Ways to address this include reducing the leakage inductance through different winding geometry - interleaving the windings. But that'll probably increase self-capacitance so no net gain. Going to a toroidal will certainly help lower the leakage L but I don't know a way to DIY a toroid with a few thousand turns on its secondary. Commercial toroids are a possibility though but the smallest is 15VA and with a steel core its likely the self-capacitance on that secondary will increase (ferrite being an insulator). I do have some 15VA toroids here I got made for step-down so I could have a play with the LCR meter. <Did that - got 40nF for the input capacitance (12V in, 110V out) and the leakage L is 10X lower (even lower at HF). So probably there are dividends to be paid in interleaved windings>
Then I got to thinking about the limitations on the output voltage of the trafo and realized its limited by the maximum input voltage (1VRMS) which in turn is determined by the low-frequency bandwidth requirement - we want to go down to 20Hz. But what if we give up that requirement? Then with a restricted LF bandwidth we can stick higher input voltages into the trafo without worrying about saturating the core. If we designed a system that needed an external powered sub then we could set the LF limit at 80Hz without too much trouble, buying us a factor of 4X in output voltage. More than plenty for any practical SE classA amp (40VRMS) and with the same small and cheap trafos.
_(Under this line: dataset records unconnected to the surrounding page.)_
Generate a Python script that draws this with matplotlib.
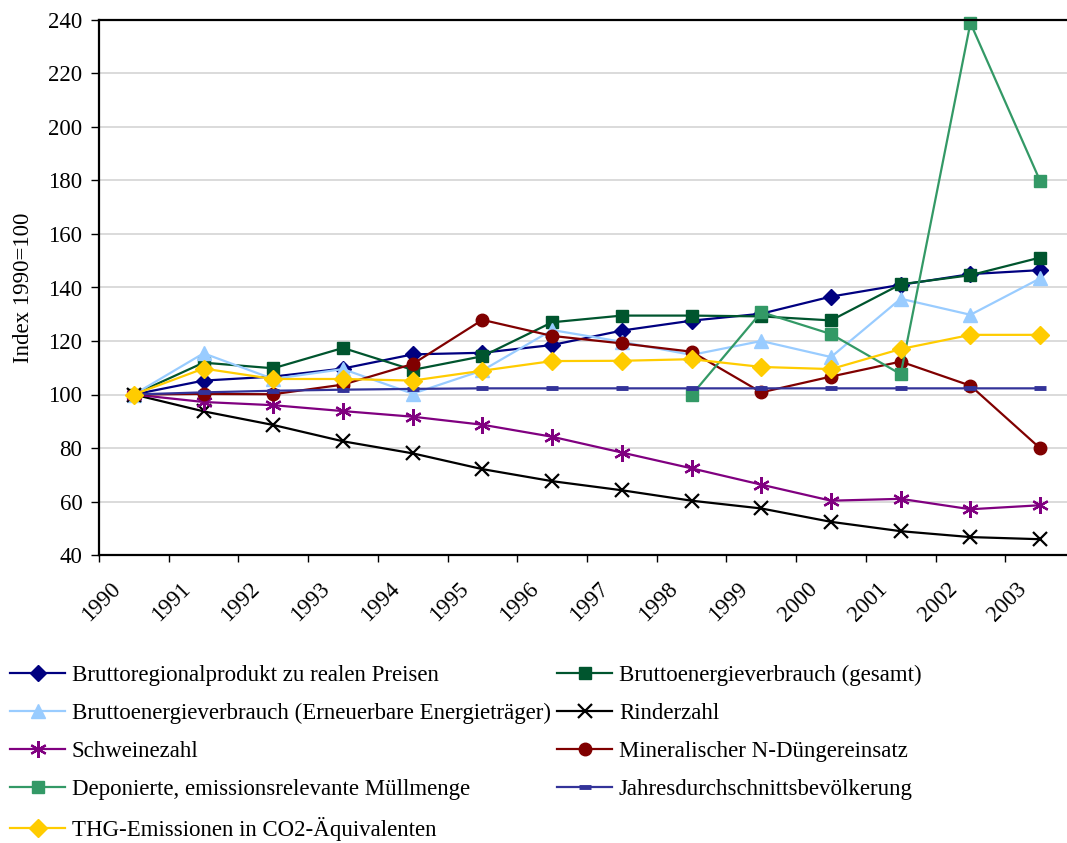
import numpy as np
import matplotlib
matplotlib.use('Agg')
import matplotlib.pyplot as plt
import matplotlib.transforms as mtransforms

plt.rcParams['font.family'] = ['Liberation Serif', 'DejaVu Serif']

years = ['1990', '1991', '1992', '1993', '1994', '1995', '1996',
         '1997', '1998', '1999', '2000', '2001', '2002', '2003']

brp = [100, 105.2, 106.7, 109.7, 115.0, 115.6, 118.5, 123.9, 127.6, 130.2, 136.6, 141.0, 145.0, 146.5]
bev_gesamt = [100, 111.9, 109.8, 117.4, 109.2, 114.3, 127.0, 129.5, 129.5, 129.2, 127.7, 141.2, 144.6, 151.2]
bev_erneuerbar = [100, 115.4, 105.8, 109.5, 100.3, 109.0, 124.1, 119.7, 114.8, 120.0, 114.0, 135.8, 129.8, 143.4]
rinder = [100, 93.7, 88.6, 82.5, 78.0, 72.1, 67.6, 64.2, 60.3, 57.4, 52.4, 48.9, 46.7, 45.9]
schweine = [100, 97.2, 96.0, 93.8, 91.7, 88.7, 84.2, 78.3, 72.4, 66.3, 60.3, 61.0, 57.1, 58.6]
n_duenger = [100, 100.2, 100.1, 103.7, 111.4, 127.9, 121.9, 119.1, 116.0, 100.8, 106.7, 112.3, 103.3, 79.9]
muell = [np.nan] * 8 + [99.8, 130.8, 122.6, 107.6, 238.9, 179.8]
bevoelkerung = [100, 100.8, 101.4, 101.8, 102.1, 102.3, 102.3, 102.3, 102.3, 102.3, 102.3, 102.3, 102.3, 102.3]
thg = [100, 109.7, 105.8, 105.8, 105.2, 108.9, 112.5, 112.6, 113.2, 110.3, 109.5, 117.0, 122.3, 122.3]

series = [
    ('Bruttoregionalprodukt zu realen Preisen', brp, '#000080', 'D', 8, 1.0),
    ('Bruttoenergieverbrauch (gesamt)', bev_gesamt, '#00552E', 's', 9, 1.0),
    ('Bruttoenergieverbrauch (Erneuerbare Energieträger)', bev_erneuerbar, '#99CCFF', '^', 10, 1.0),
    ('Rinderzahl', rinder, '#000000', 'x', 10, 1.6),
    ('Schweinezahl', schweine, '#800080', (6, 2, 0), 12, 1.6),
    ('Mineralischer N-Düngereinsatz', n_duenger, '#800000', 'o', 9, 1.0),
    ('Deponierte, emissionsrelevante Müllmenge', muell, '#339966', 's', 8, 1.0),
    ('Jahresdurchschnittsbevölkerung', bevoelkerung, '#333399', '_', 8, 3.5),
    ('THG-Emissionen in CO2-Äquivalenten', thg, '#FFCC00', 'D', 9, 1.0),
]

fs = 16.5

fig = plt.figure(figsize=(10.67, 8.43), dpi=100)
ax = fig.add_axes([99 / 1067, 1 - 555 / 843, 976 / 1067, 535 / 843])

x = np.arange(len(years))
handles = []
for name, vals, col, mk, ms, mew in series:
    h, = ax.plot(x, vals, color=col, lw=1.6, marker=mk, markersize=ms,
                 markerfacecolor=col, markeredgecolor=col, markeredgewidth=mew,
                 label=name, clip_on=False)
    handles.append(h)

ax.set_xlim(-0.5, len(years) - 0.5)
ax.set_ylim(40, 240)
ax.set_yticks(np.arange(40, 241, 20))
ax.yaxis.grid(True, color='#d4d4d4', lw=1.2)
ax.set_axisbelow(True)

ax.set_xticks(x)
ax.set_xticklabels(years, rotation=45, ha='right', rotation_mode='anchor', fontsize=fs)
ax.tick_params(axis='x', which='major', length=0, pad=17)
ax.set_xticks(np.arange(-0.5, len(years)), minor=True)
ax.tick_params(axis='x', which='minor', length=5, width=1, direction='out')
ax.tick_params(axis='y', length=6, width=1, labelsize=fs, pad=6)

# Excel puts the rotated labels a bit left of the category centre
shift = mtransforms.ScaledTranslation(-24 / 100, 0, fig.dpi_scale_trans)
for lab in ax.get_xticklabels():
    lab.set_transform(lab.get_transform() + shift)

for sp in ax.spines.values():
    sp.set_linewidth(1.6)
    sp.set_color('black')

ax.set_ylabel('Index 1990=100', fontsize=fs, labelpad=10)

left = [handles[i] for i in (0, 2, 4, 6, 8)]
right = [handles[i] for i in (1, 3, 5, 7)]
leg_kw = dict(frameon=False, fontsize=fs, handlelength=2.4, handletextpad=0.3,
              labelspacing=0.74, borderaxespad=0, borderpad=0)
fig.legend(handles=left, loc='upper left', bbox_to_anchor=(10 / 1067, 1 - 665 / 843), **leg_kw)
fig.legend(handles=right, loc='upper left', bbox_to_anchor=(557 / 1067, 1 - 665 / 843), **leg_kw)

fig.savefig('out.png', dpi=100)
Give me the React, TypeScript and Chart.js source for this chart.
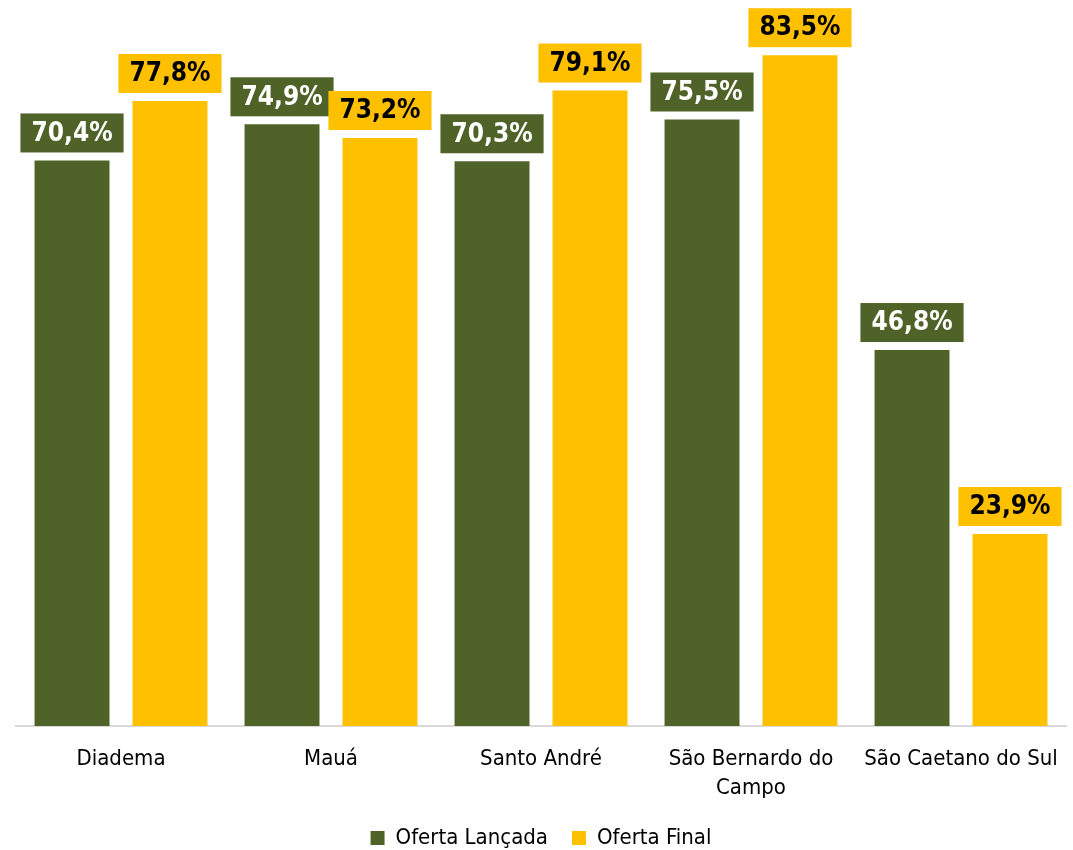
import React, { useEffect, useRef } from "react";
import { Chart, registerables } from "chart.js";

Chart.register(...registerables);

const categories: (string | string[])[] = [
  "Diadema",
  "Mauá",
  "Santo André",
  ["São Bernardo do", "Campo"],
  "São Caetano do Sul",
];
const ofertaLancada = [70.4, 74.9, 70.3, 75.5, 46.8];
const ofertaFinal = [77.8, 73.2, 79.1, 83.5, 23.9];
const seriesNames = ["Oferta Lançada", "Oferta Final"];

const GREEN = "#4F6228";
const YELLOW = "#FFC000";
const FONT = "'DejaVu Sans Condensed', 'DejaVu Sans', sans-serif";

const labelPlugin = {
  id: "boxLabels",
  afterDatasetsDraw(chart: any) {
    const ctx = chart.ctx;
    ctx.save();
    ctx.font = `bold 26px ${FONT}`;
    ctx.textAlign = "center";
    ctx.textBaseline = "middle";
    chart.data.datasets.forEach((ds: any, di: number) => {
      const meta = chart.getDatasetMeta(di);
      meta.data.forEach((bar: any, i: number) => {
        const v = ds.data[i] as number;
        const txt = v.toFixed(1).replace(".", ",") + "%";
        const w = ctx.measureText(txt).width + 22;
        const h = 39;
        const bottom = bar.y - 8;
        ctx.fillStyle = di === 0 ? GREEN : YELLOW;
        ctx.fillRect(bar.x - w / 2, bottom - h, w, h);
        ctx.fillStyle = di === 0 ? "#FFFFFF" : "#000000";
        ctx.fillText(txt, bar.x, bottom - h / 2 + 1);
      });
    });
    ctx.restore();
  },
};

export default function App() {
  const ref = useRef<HTMLCanvasElement | null>(null);
  useEffect(() => {
    if (!ref.current) return;
    const chart = new Chart(ref.current, {
      type: "bar",
      data: {
        labels: categories as any,
        datasets: [
          {
            label: seriesNames[0],
            data: ofertaLancada,
            backgroundColor: GREEN,
            barPercentage: 0.765,
            categoryPercentage: 0.933,
          },
          {
            label: seriesNames[1],
            data: ofertaFinal,
            backgroundColor: YELLOW,
            barPercentage: 0.765,
            categoryPercentage: 0.933,
          },
        ],
      },
      options: {
        responsive: false,
        animation: false,
        layout: { padding: { top: 3, left: 16, right: 7, bottom: 0 } },
        scales: {
          x: {
            grid: { display: false, drawTicks: false },
            border: { display: true, color: "#D9D9D9", width: 2 },
            ticks: {
              color: "#000000",
              font: { family: FONT, size: 22, lineHeight: 29 / 22 },
              padding: 19,
              maxRotation: 0,
              autoSkip: false,
            },
            afterFit: (s: any) => {
              s.height = 77;
              s.paddingLeft = 0;
              s.paddingRight = 0;
            },
          },
          y: {
            display: false,
            min: 0,
            max: 90,
          },
        },
        plugins: {
          legend: {
            position: "bottom",
            maxHeight: 47,
            labels: {
              color: "#000000",
              font: { family: FONT, size: 22 },
              boxWidth: 14,
              boxHeight: 14,
              padding: 24,
            },
          },
          tooltip: { enabled: false },
        },
      },
      plugins: [labelPlugin],
    });
    return () => chart.destroy();
  }, []);
  return (
    <div style={{ position: "fixed", left: 0, top: 0, width: 1073, height: 850, background: "#fff" }}>
      <canvas ref={ref} width={1073} height={850} />
    </div>
  );
}
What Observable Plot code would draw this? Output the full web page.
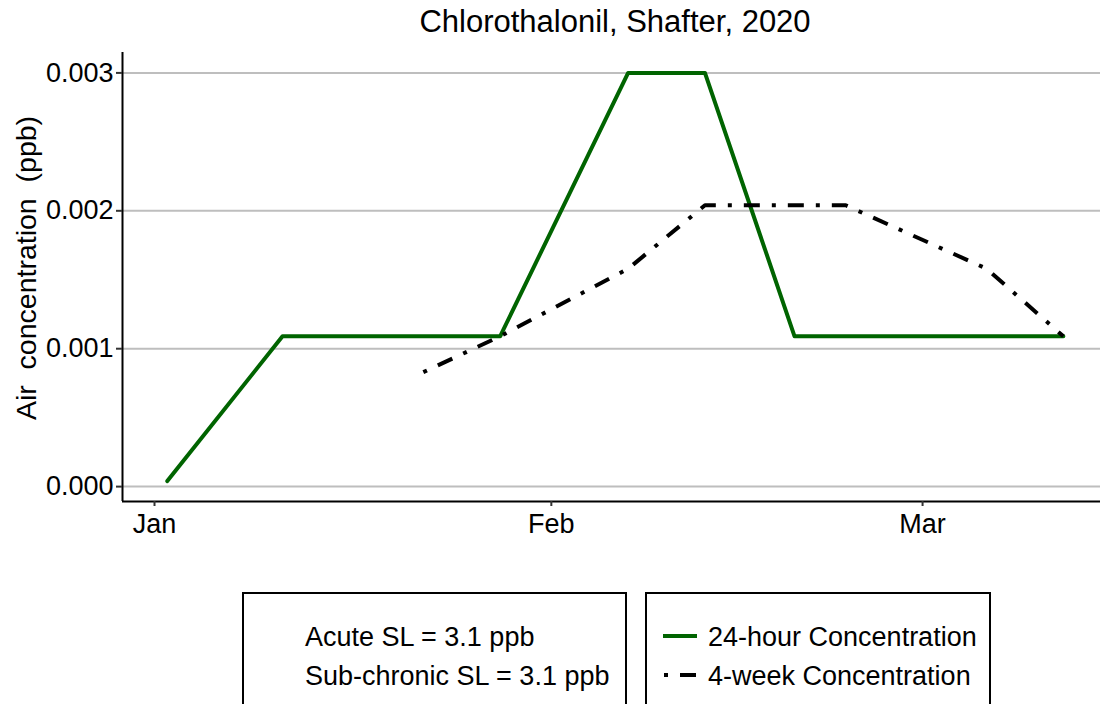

But instead of 80Hz what could be achieve if we built a much more restricted LF amp - i.e. one which goes down only to 2kHz? In other words, a tweeter amp. The extra voltage swing available at the input means we could use a step down trafo at the output which might well help with tweeter dynamics as your toroidal step-downs helped on your battery-fed amp. Running the TK13E25Ds at (say) 200V instead of 24V makes their feedback capacitance (Crss) much more linear and also bootstraps away their input capacitance to negligible (I estimate 2pF). The output transformer only needs to be a small ferrite cored one, not a big steel toroidal as the working freq is so much higher.